* Written exercise *
Go through the data below and copy it exactly, skipping every picture.
=-=-=
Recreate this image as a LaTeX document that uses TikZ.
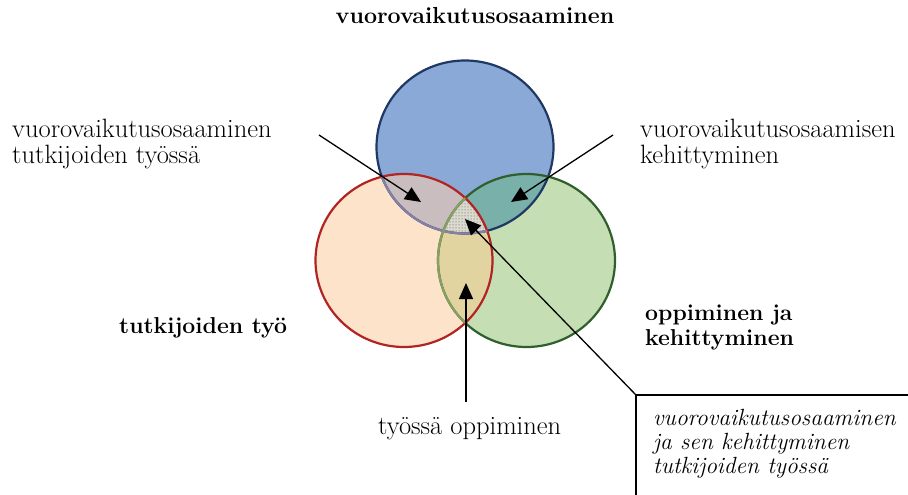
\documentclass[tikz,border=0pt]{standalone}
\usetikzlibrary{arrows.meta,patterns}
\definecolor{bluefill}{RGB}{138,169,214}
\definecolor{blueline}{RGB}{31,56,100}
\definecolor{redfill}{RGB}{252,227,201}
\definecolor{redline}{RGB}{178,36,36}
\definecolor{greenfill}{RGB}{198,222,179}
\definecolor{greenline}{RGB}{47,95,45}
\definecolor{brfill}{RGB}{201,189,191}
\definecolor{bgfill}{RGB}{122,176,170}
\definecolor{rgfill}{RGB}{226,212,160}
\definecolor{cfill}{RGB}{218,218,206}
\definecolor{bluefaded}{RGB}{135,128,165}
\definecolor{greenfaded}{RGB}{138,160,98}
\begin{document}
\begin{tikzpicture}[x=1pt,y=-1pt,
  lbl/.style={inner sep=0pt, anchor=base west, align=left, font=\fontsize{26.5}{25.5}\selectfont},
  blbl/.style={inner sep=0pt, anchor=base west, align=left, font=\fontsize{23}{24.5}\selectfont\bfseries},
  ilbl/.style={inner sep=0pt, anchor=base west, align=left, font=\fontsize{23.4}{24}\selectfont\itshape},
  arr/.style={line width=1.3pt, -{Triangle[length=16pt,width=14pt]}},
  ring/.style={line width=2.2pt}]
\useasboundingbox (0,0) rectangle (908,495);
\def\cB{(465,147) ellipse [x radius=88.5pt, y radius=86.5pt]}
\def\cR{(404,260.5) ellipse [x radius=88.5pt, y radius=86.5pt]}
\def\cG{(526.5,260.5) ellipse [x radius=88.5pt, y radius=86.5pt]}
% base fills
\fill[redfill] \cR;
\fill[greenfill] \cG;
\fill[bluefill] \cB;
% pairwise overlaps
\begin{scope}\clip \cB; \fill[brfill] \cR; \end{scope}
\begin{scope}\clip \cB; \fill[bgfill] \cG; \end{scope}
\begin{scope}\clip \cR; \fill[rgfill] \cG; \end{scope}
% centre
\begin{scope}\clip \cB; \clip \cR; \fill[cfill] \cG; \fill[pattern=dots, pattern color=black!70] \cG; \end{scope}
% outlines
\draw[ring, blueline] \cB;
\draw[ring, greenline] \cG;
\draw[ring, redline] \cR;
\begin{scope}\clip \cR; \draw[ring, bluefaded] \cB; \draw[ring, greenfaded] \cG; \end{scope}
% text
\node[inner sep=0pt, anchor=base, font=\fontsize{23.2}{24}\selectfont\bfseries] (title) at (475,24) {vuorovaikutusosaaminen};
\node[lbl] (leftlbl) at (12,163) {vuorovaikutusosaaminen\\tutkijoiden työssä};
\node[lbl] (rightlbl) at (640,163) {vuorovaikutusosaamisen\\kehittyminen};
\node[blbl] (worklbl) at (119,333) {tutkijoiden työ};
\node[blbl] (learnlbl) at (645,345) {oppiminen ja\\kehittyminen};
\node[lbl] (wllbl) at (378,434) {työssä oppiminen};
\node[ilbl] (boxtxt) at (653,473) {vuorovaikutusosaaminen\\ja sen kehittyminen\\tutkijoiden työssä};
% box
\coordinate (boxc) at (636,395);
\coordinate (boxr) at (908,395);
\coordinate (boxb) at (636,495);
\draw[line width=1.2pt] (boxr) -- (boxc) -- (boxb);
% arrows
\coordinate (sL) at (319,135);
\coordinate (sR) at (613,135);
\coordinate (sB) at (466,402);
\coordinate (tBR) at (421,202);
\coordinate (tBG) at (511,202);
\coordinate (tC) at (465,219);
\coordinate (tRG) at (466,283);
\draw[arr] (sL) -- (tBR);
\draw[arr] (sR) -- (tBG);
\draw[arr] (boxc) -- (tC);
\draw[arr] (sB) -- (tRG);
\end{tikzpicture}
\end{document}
=-=-=
* Solved exercise *
Recreate this image as a LaTeX document that uses TikZ.
\documentclass[tikz,border=0pt]{standalone}
\usetikzlibrary{arrows.meta,patterns}
\definecolor{bluefill}{RGB}{138,169,214}
\definecolor{blueline}{RGB}{31,56,100}
\definecolor{redfill}{RGB}{252,227,201}
\definecolor{redline}{RGB}{178,36,36}
\definecolor{greenfill}{RGB}{198,222,179}
\definecolor{greenline}{RGB}{47,95,45}
\definecolor{brfill}{RGB}{201,189,191}
\definecolor{bgfill}{RGB}{122,176,170}
\definecolor{rgfill}{RGB}{226,212,160}
\definecolor{cfill}{RGB}{218,218,206}
\definecolor{bluefaded}{RGB}{135,128,165}
\definecolor{greenfaded}{RGB}{138,160,98}
\begin{document}
\begin{tikzpicture}[x=1pt,y=-1pt,
  lbl/.style={inner sep=0pt, anchor=base west, align=left, font=\fontsize{26.5}{25.5}\selectfont},
  blbl/.style={inner sep=0pt, anchor=base west, align=left, font=\fontsize{23}{24.5}\selectfont\bfseries},
  ilbl/.style={inner sep=0pt, anchor=base west, align=left, font=\fontsize{23.4}{24}\selectfont\itshape},
  arr/.style={line width=1.3pt, -{Triangle[length=16pt,width=14pt]}},
  ring/.style={line width=2.2pt}]
\useasboundingbox (0,0) rectangle (908,495);
\def\cB{(465,147) ellipse [x radius=88.5pt, y radius=86.5pt]}
\def\cR{(404,260.5) ellipse [x radius=88.5pt, y radius=86.5pt]}
\def\cG{(526.5,260.5) ellipse [x radius=88.5pt, y radius=86.5pt]}
% base fills
\fill[redfill] \cR;
\fill[greenfill] \cG;
\fill[bluefill] \cB;
% pairwise overlaps
\begin{scope}\clip \cB; \fill[brfill] \cR; \end{scope}
\begin{scope}\clip \cB; \fill[bgfill] \cG; \end{scope}
\begin{scope}\clip \cR; \fill[rgfill] \cG; \end{scope}
% centre
\begin{scope}\clip \cB; \clip \cR; \fill[cfill] \cG; \fill[pattern=dots, pattern color=black!70] \cG; \end{scope}
% outlines
\draw[ring, blueline] \cB;
\draw[ring, greenline] \cG;
\draw[ring, redline] \cR;
\begin{scope}\clip \cR; \draw[ring, bluefaded] \cB; \draw[ring, greenfaded] \cG; \end{scope}
% text
\node[inner sep=0pt, anchor=base, font=\fontsize{23.2}{24}\selectfont\bfseries] (title) at (475,24) {vuorovaikutusosaaminen};
\node[lbl] (leftlbl) at (12,163) {vuorovaikutusosaaminen\\tutkijoiden työssä};
\node[lbl] (rightlbl) at (640,163) {vuorovaikutusosaamisen\\kehittyminen};
\node[blbl] (worklbl) at (119,333) {tutkijoiden työ};
\node[blbl] (learnlbl) at (645,345) {oppiminen ja\\kehittyminen};
\node[lbl] (wllbl) at (378,434) {työssä oppiminen};
\node[ilbl] (boxtxt) at (653,473) {vuorovaikutusosaaminen\\ja sen kehittyminen\\tutkijoiden työssä};
% box
\coordinate (boxc) at (636,395);
\coordinate (boxr) at (908,395);
\coordinate (boxb) at (636,495);
\draw[line width=1.2pt] (boxr) -- (boxc) -- (boxb);
% arrows
\coordinate (sL) at (319,135);
\coordinate (sR) at (613,135);
\coordinate (sB) at (466,402);
\coordinate (tBR) at (421,202);
\coordinate (tBG) at (511,202);
\coordinate (tC) at (465,219);
\coordinate (tRG) at (466,283);
\draw[arr] (sL) -- (tBR);
\draw[arr] (sR) -- (tBG);
\draw[arr] (boxc) -- (tC);
\draw[arr] (sB) -- (tRG);
\end{tikzpicture}
\end{document}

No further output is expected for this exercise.